Los masones estamos llamados a constituirnos en seres reflexivos por antonomasia. En tal esfuerzo, sin duda que nos servirá la sabiduría acumulada de quienes nos han precedido, al tiempo que buscamos en todos los ámbitos las pruebas que superen la simple apariencia de la realidad, para lograr una razonada convicción. Guiados así, podremos buscar respuestas a las interrogantes que nos plantea el Universo; y, de manera muy especial, aprenderemos a volcarnos en nuestro propio cosmos individual —el más próximo y tal vez el único cierto- a fin de descifrar nuestra incógnita interior, tan enorme y trascendente como el mundo extra sensorial.

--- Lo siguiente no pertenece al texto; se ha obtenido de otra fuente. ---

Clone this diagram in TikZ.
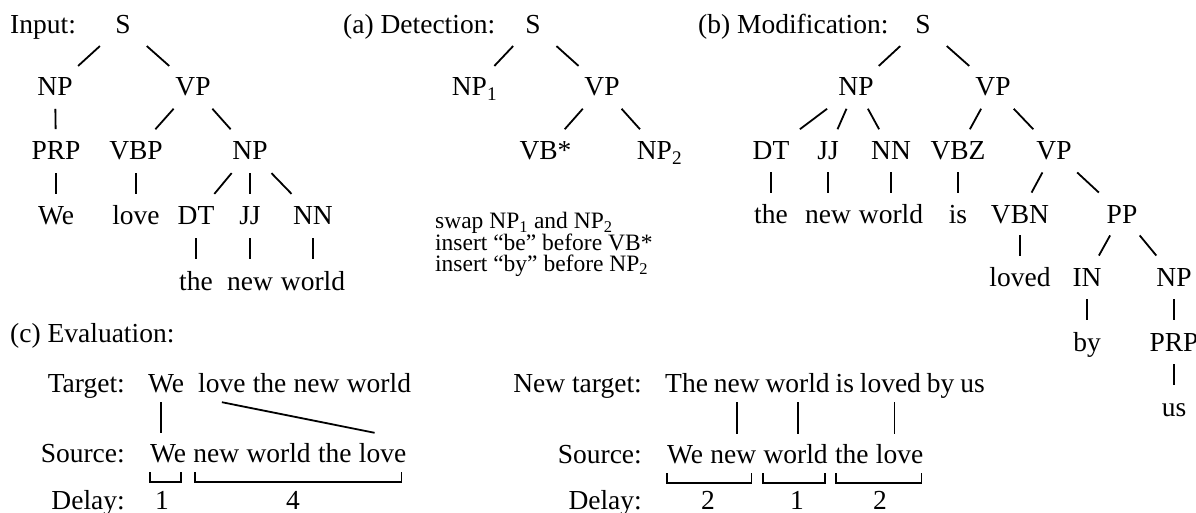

Lo anterior está acorde en todo con lo señalado por un V:.H:. al sostener que quien ha sido elegido para hacer estos caminos es un hombre al cual se le ha dado acceso a una filosofía que lo asocia a la obra universal, cósmica; que lo incorpora a la evolución infinita y eterna, después de haber desarrollado en él la conciencia del rol que puede jugar en su calidad de entidad individual de este universo viviente, en perpetua gestación y transformación». Es finalmente, el socrático «Conócete a ti mismo» el que nos llevará al Dios que cada uno de nosotros busca. Recordemos que nuestra Orden, ni deísta ni atea, considera precisamente como un principio de vida en el masón, según el leal saber y entender de cada uno, el concepto del G:.A:.D:.U:. a cuya gloria entregamos nuestros esfuerzos cotidianos de Orden y de masones.